Here’s a delicious meal you can make in 5 minutes flat. Salmon with Garlicky Greens is a tasty, nutritious breakfast, lunch or dinner. It’s so easy! While the salmon steams for 4 minutes, saute the greens, and serve! Today I used fresh Rapini greens and sunflower sprouts. Use your favorite leafy greens, such as nutrient-dense kale, turnip greens, beet tops, chard, lentil sprouts, etc. For maximum minerals and Omega 3’s, make sure your salmon is wild. This Paleo – Vegan recipe uses a sprinkle of dairy-free “Parmesan cheese” which is simply nutritional yeast and lemon juice. It’s optional and totally yummy. Try it! I think you’ll be pleased. Serves 2.

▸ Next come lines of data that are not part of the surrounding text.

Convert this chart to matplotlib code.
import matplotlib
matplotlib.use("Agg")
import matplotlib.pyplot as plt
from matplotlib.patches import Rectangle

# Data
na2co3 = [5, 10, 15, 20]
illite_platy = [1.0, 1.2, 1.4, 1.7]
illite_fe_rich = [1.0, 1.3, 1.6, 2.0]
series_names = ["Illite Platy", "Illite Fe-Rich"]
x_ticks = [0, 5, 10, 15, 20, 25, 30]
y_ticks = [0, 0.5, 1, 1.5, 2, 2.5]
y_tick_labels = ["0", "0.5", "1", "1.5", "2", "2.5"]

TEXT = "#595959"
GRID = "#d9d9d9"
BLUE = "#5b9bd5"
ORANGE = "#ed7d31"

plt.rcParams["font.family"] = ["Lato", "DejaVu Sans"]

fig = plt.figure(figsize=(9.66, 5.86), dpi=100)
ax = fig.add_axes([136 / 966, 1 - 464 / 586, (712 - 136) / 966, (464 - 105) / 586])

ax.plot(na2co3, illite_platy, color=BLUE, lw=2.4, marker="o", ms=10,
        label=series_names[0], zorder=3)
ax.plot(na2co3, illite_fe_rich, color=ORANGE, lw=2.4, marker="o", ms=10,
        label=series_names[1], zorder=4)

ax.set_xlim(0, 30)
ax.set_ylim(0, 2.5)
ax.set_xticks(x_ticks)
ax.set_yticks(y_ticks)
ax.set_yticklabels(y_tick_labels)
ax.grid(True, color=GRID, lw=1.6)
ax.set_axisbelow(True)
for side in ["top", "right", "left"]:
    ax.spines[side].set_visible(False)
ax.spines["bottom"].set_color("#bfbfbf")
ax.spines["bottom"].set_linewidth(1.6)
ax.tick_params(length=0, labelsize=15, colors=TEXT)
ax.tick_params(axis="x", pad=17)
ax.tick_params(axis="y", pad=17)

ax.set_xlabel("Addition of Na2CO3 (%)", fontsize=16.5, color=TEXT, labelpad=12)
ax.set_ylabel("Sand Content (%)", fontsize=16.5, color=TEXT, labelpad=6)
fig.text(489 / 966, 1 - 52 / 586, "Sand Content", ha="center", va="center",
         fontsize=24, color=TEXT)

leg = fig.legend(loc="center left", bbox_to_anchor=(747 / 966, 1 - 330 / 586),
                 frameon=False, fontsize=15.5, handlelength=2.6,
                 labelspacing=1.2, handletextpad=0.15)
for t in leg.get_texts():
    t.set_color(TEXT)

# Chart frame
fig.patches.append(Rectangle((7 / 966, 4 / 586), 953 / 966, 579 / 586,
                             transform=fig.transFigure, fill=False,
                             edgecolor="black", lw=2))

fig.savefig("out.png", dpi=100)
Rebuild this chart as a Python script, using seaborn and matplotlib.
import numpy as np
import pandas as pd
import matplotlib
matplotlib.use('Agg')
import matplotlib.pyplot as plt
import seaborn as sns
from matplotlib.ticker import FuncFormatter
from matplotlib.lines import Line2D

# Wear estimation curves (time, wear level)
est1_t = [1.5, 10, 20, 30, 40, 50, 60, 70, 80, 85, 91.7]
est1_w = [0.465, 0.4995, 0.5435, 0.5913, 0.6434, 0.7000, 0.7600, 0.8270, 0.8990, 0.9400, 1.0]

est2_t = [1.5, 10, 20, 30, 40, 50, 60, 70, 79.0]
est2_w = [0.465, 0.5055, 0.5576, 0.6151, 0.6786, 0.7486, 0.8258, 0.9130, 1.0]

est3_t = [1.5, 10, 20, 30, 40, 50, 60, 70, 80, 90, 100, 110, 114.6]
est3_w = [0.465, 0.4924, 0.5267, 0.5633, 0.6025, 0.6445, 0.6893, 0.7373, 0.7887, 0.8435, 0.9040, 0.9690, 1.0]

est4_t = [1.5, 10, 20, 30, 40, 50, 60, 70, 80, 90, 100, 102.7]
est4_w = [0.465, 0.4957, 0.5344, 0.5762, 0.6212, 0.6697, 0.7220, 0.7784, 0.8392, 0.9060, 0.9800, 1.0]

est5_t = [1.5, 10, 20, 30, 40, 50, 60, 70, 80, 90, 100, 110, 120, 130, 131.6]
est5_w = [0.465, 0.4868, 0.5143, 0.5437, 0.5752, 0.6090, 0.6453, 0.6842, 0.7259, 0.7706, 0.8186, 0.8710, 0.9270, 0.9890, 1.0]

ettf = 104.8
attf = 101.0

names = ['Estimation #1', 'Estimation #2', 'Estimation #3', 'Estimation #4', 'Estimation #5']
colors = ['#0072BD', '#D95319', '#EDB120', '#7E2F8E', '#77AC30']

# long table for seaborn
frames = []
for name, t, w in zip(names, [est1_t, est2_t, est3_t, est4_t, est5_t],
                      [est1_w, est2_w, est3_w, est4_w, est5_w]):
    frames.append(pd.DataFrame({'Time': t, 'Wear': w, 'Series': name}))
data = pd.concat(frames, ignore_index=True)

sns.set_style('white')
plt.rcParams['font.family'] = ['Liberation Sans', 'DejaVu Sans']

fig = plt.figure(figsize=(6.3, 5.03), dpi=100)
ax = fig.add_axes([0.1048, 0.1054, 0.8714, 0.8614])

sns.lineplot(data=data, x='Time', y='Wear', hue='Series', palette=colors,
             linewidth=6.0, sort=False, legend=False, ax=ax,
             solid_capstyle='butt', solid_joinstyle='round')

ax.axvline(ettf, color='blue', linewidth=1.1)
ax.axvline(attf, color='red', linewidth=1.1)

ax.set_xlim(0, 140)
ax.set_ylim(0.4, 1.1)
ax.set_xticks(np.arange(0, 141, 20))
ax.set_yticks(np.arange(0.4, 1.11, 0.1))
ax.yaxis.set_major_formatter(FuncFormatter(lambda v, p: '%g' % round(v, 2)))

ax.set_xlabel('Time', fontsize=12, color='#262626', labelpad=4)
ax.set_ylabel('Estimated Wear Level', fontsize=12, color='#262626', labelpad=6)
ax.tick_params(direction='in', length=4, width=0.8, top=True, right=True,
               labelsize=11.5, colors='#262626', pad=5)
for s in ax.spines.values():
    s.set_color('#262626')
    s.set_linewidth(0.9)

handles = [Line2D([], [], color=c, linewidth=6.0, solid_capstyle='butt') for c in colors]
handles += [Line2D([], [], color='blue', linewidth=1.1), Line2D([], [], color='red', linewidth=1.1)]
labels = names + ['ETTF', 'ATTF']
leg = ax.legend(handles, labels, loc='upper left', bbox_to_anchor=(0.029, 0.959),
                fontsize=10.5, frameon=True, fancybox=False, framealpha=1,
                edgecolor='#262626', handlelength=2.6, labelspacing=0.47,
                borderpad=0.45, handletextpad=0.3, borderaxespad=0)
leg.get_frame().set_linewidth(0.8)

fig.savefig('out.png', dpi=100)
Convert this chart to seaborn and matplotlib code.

- 1/2 pound fresh wild salmon
- Olive oil to cover the bottom of a skillet
- 3 to 5 cloves garlic, crushed or diced
- 4 large handfuls greens (kale, baby mustard, turnip, chard, sunflower sprouts, etc.), cleaned and cut roughly into 2-inch squares.
- Unprocessed salt and pepper to taste
- 2 -3 Tablespoons nutritional yeast
- 2-3 tablespoons lemon juice
- 1/8 teaspoon unprocessed salt
- Place the salmon in a small skillet over medium heat and add 1/4-inch filtered water. Add salt and pepper. Bring it to a boil and then turn down to a very low simmer about 4 minutes, and cover. This will gently steam the salmon while you sauté the greens. When the salmon turns lighter colored, remove from heat and serve over the greens.
- In a large skillet over medium heat, add the olive oil and garlic. Cook garlic briefly until it sizzles, but do not allow it to brown (burned garlic tastes bitter). Toss in the greens and stir to distribute the garlic evenly into the leaves. Sauté for 3-4 minutes, tossing occasionally. Season with salt and pepper to taste.
- Stir in nutritional yeast, lemon juice and additional salt, if desired.
- Serve greens with salmon on top. Enjoy!